At 664 pages, the first interim report of the Australian Law Reform Commission’s 3-year review of complexity within legislation regulating financial services matches the Corporations Act itself for complexity.
Presented with this observation, ALRC special counsel Andrew Godwin tells Professional Planner: “It’s a big task to look at such a big Act.”
Despite its preclusive length, the interim report is the most significant document the industry has seen since Hayne’s set of recommendations, with its proposals to revamp terminology and, crucially, separate financial advice from other financial products and services likely to change the foundations of the industry.
The report’s most impactful finding is that personal financial advice should no longer reside under the umbrella terminology of ‘financial product advice’, which the commission believes should be repealed entirely. ‘Financial product advice’, Godwin says, is an “intermediate” term that doesn’t serve any meaningful purpose.
“The term ‘financial product advice’ is somewhat redundant and somewhat obscures the main focus,” he says. “A number of stakeholders said it’s important to decouple it from personal advice and move away from that salesperson approach.
“Yes, it’s about improving navigability [within the Corporations Act], but it’s also about removing the focus on products,” he continues.
While the ostensible focus of the interim report is on reducing complexity by simplifying definitions, the task brings with it questions that go to the core of the advice framework. The commission came to the view that it’s not enough to just remove advice from product – financial advice shouldn’t even sit within the same regime as financial services.
The reasoning here is that there are a number of provisions that apply to financial advice that do not apply to other financial services – SoA obligations, unique licensing arrangements and best interest duty among them. As more advice-specific aspects have been added over time, the area of personal advice has outgrown its regulatory home.
There is now more outside the overlapping areas of the regulatory venn diagram than within (refer Figure 11.1 from the interim report, below).
Personal advice should be a category on its own, ALRC special counsel Matt Corrigan says. This would not only make sense from a terminology perspective but also “attack the Russian dolls” of definitions being piled within each other.
Norms for the rules
A further recommendation from the report is that general advice should be renamed something more accurate, due to it being moreso about information than advice.
“The suggestion was that consideration should be given to something more intuitive to what it’s about,” Godwin explains. “We don’t have any suggestions at this stage, but the use of non-intuitive terms create difficulties in comprehension and perhaps compliance.”
Changing general advice to something without ‘advice’ in the moniker – for example, ‘financial information’ or ‘consumer guidance’ – would at least make the terminology match the “norms”, Godwin says, rather than the rules.
It’s a phrase the lawyer comes back to repeatedly. Not being able to see the norms for the rules in the Corps’ Act is the commissions own version of not seeing the forest for the trees.
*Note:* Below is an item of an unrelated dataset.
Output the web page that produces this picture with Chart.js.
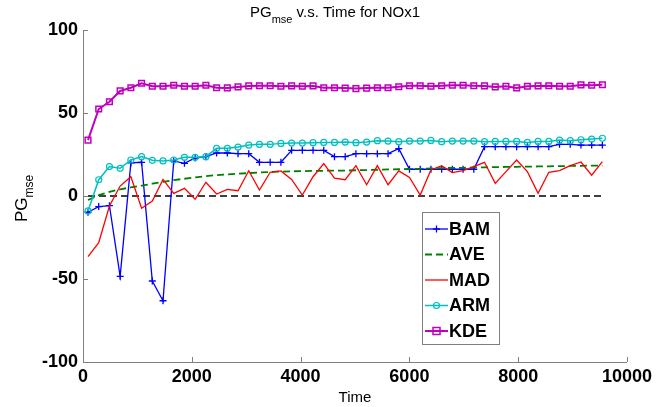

“The issue with general advice is it’s not advice, [and] labelling something that’s not advice as advice is inherently problematic,” Corrigan explains. “It’s not that it’s too general, it’s that it’s a mislabel.”
“It’s also a concept that is defined negatively,” Godwin adds. “It’s misleading in what it implies.”
Broad industry review
The main thing the commission wants to achieve with its interim report, Godwin says, is to get clarity within the regimes and increase navigability within the Corporations Act.
Idealogy aside, the proposals are about creating clearer lines and making the framework function better.
“It’s really about the regulatory regime [rather] than anything conceptual,” he says.
The Corporations Act has grown from 400,000 to over 800,000 words in 20 years, with an increasing portion of that growth coming in the form of conditional statements and ‘nested’ amendments that require cross-referencing to other sections of the Act.
The commission knows it has a giant task ahead, but it’s also aware that its reports will form part of a broader industry revamp. “We’re mindful that Treasury is approaching its Quality of Advice Review,” Godwin says.
While the first interim report has huge significance, the commission’s final consolidated report, due in November 2023, could contain even more dramatic proposals. The commission has already signalled that taking Chapter seven out of the Corporations Act in order to separate the regulation of companies and consumers is very much on the table.
Agreed. “General advice” has always been a misleading label with potential for misinterpretation.
“Advice” ought to stand on it’s own. Even the word “personal” seems unnecessary…
Finally! Ever since these reg’s were introduced, I’ve questioned the term “general advice”, which is not advice AT ALL, but simply general information. Stating facts does not constitute advice. It only becomes advice when you make a recommendation on what action should be taken. Is there a chance that, for the first time in my career, there might be legislation that actually defines and regualtes what I do?
The Corporations Act growing from 400,000 to 800,000 words that require cross referencing to other sections of the Act and the understanding from the Legal profession that interpreting all this in a 664 page interim report, knowing that Treasury is also making it’s own quality of advice review, plus the final report due out in November 2023 that will contain even more dramatic proposals, does not appear to be a simplification strategy, rather, more of the same complexity that gives little comfort over the next 2 years while all this is going on and even after then, it will be years of talking and negotiating on behalf of all interested parties before any action can be taken, leads us back to, what was the purpose again?